COS 84-9 - Stressed out: Tradeoffs corresponding to water and nutrient limitations may maintain cyanogenesis clines in white clover (Trifolium repens L.)

Wednesday, August 8, 2012: 10:50 AM
E142, Oregon Convention Center
Nicholas J. Kooyers and Kenneth M. Olsen, Department of Biology, Washington University in St. Louis, St. Louis, MO
Background/Question/Methods

Clines are the spatial manifestation of an ecological tradeoff, and are frequently used to understand how divergent selection pressures create adaptive divergence between populations.
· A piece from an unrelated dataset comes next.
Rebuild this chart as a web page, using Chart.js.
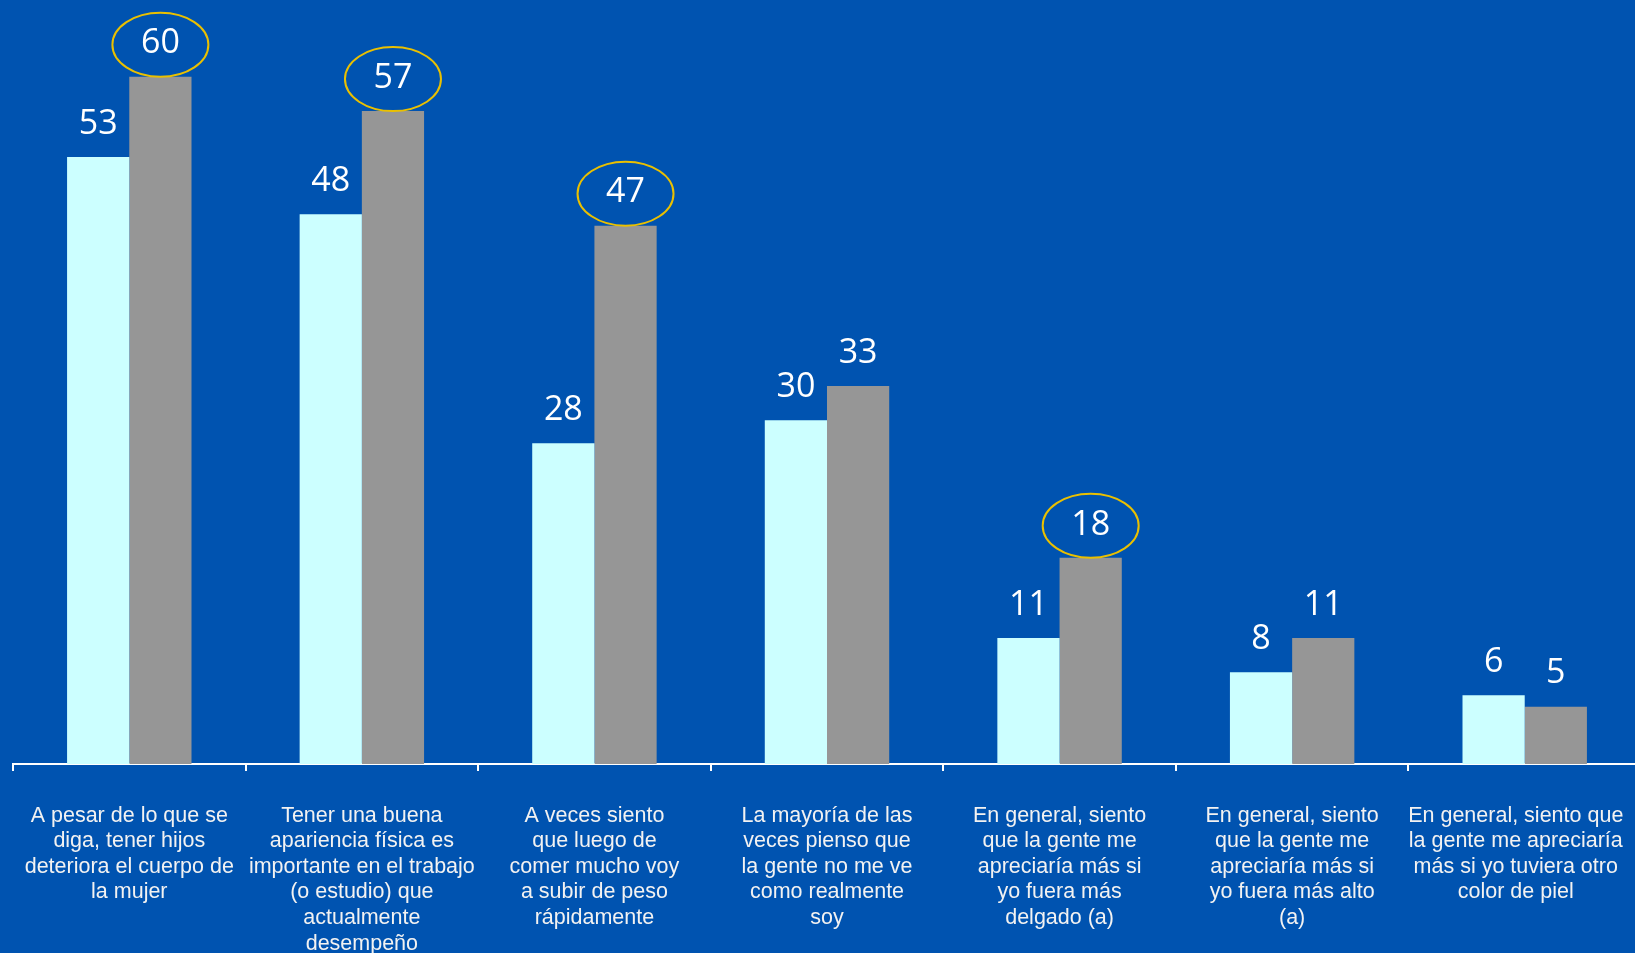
<!DOCTYPE html>
<html>
<head>
<meta charset="utf-8">
<script src="https://cdn.jsdelivr.net/npm/chart.js@4/dist/chart.umd.min.js"></script>
<style>
  html, body { margin: 0; padding: 0; background: #0053B0; overflow: hidden; width: 1635px; height: 953px; }
  canvas { display: block; }
</style>
</head>
<body>
<canvas id="c" width="1641" height="953"></canvas>
<script>
const categories = [
  ["A pesar de lo que se", "diga, tener hijos", "deteriora el cuerpo de", "la mujer"],
  ["Tener una buena", "apariencia física es", "importante en el trabajo", "(o estudio) que", "actualmente", "desempeño"],
  ["A veces siento", "que luego de", "comer mucho voy", "a subir de peso", "rápidamente"],
  ["La mayoría de las", "veces pienso que", "la gente no me ve", "como realmente", "soy"],
  ["En general, siento", "que la gente me", "apreciaría más si", "yo fuera más", "delgado (a)"],
  ["En general, siento", "que la gente me", "apreciaría más si", "yo fuera más alto", "(a)"],
  ["En general, siento que   ", "la gente me apreciaría   ", "más si yo tuviera otro   ", "color de piel   "]
];
const seriesA = [53, 48, 28, 30, 11, 8, 6];
const seriesB = [60, 57, 47, 33, 18, 11, 5];
const circledB = [true, true, true, false, true, false, false];

const labelPlugin = {
  id: 'valueLabels',
  afterDatasetsDraw(chart) {
    const ctx = chart.ctx;
    ctx.save();
    ctx.font = '34px "Open Sans", sans-serif';
    ctx.fillStyle = '#ffffff';
    ctx.textAlign = 'center';
    ctx.textBaseline = 'middle';
    chart.data.datasets.forEach((ds, di) => {
      const meta = chart.getDatasetMeta(di);
      meta.data.forEach((bar, i) => {
        const cx = bar.x, cy = bar.y - 33;
        ctx.fillText(String(ds.data[i]), cx, cy);
        if (di === 1 && circledB[i]) {
          ctx.beginPath();
          ctx.ellipse(cx, cy + 1, 48, 32, 0, 0, Math.PI * 2);
          ctx.strokeStyle = '#EAC000';
          ctx.lineWidth = 2;
          ctx.stroke();
        }
      });
    });
    ctx.restore();
  }
};

new Chart(document.getElementById('c'), {
  type: 'bar',
  data: {
    labels: categories,
    datasets: [
      { data: seriesA, backgroundColor: '#CCFFFF', borderWidth: 0 },
      { data: seriesB, backgroundColor: '#969696', borderWidth: 0 }
    ]
  },
  options: {
    responsive: false,
    animation: false,
    devicePixelRatio: 1,
    layout: { padding: { left: 13, right: 0, top: 0, bottom: 0 } },
    datasets: { bar: { barPercentage: 1, categoryPercentage: 0.535 } },
    plugins: { legend: { display: false }, tooltip: { enabled: false } },
    scales: {
      x: {
        afterFit(s) { s.height = 189; s.paddingLeft = 0; s.paddingRight = 0; },
        grid: { display: true, drawOnChartArea: false, drawTicks: true, tickLength: 7, color: '#ffffff', lineWidth: 2, offset: true },
        border: { display: true, color: '#ffffff', width: 2 },
        ticks: {
          color: '#f2f2f2',
          font: { family: '"Liberation Sans", Arial, sans-serif', size: 21.5, lineHeight: 1.19 },
          maxRotation: 0, minRotation: 0, autoSkip: false, padding: 32
        }
      },
      y: {
        display: false,
        min: 0,
        max: 66.7
      }
    }
  },
  plugins: [labelPlugin]
});
</script>
</body>
</html>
In white clover, clines in the polymorphic trait cyanogenesis, the ability to produce hydrogen cyanide after tissue damage, have formed recurrently in white clover populations worldwide, with a greater frequency of cyanogenic plants in warmer climates. Previous studies from the native range (Eurasia) have posited that cyanogenesis clines are maintained by an ecological tradeoff whereby cyanogenic plants are better defended against herbivores, but allocate fewer resources to growth and reproduction and are selected against in areas with lower herbivore pressure. However, our recent studies from the introduced range (North America and New Zealand) suggest that there may be alternative selective pressures that target not only cyanogenesis per se, but also the two individual biochemical components required for the cyanogenic phenotype (cyanogenic glucosides and their hydrolyzing enzyme). These studies suggest that plants with cyanogenic glucosides may have an alternative function in nitrogen storage leading to a greater ability to tolerate stress. In this study, we investigate the tradeoffs that maintain a cyanogenesis cline across central U.S. populations using experimental manipulations in greenhouse common garden and field experiments.

Results/Conclusions

While we find little evidence for differential herbivory on cyanogenic adult plants or seedlings in any experiment, in greenhouse experiments we find acyanogenic plants do flower earlier and more prolifically under standard greenhouse conditions. However, plants that possess cyanogenic glucosides flower earlier and more prolifically in water-stress treatments. Additionally, cyanogenic plants flower more often than acyanogenic plants in water-stress and fertilizer-stress treatment. These results indicate that fitness tradeoffs maintaining the cyanogenesis polymorphism in central U.S. populations directly correspond to water and nutrient stress rather than herbivore pressure. Further, while the cyanogenesis polymorphism is a target of selection, there also is selection acting on the cyanogenic glucosides polymorphism alone. These results suggest that cyanogenic glucosides and hydrogen cyanide may have multiple functions within a plant and that these functions have impacts on fitness that may or may not be in the same direction. We conclude that relationships between selective pressures involved in ecological tradeoffs may vary both in space and in time, and will affect spatial patterns of phenotypic and genetic diversity.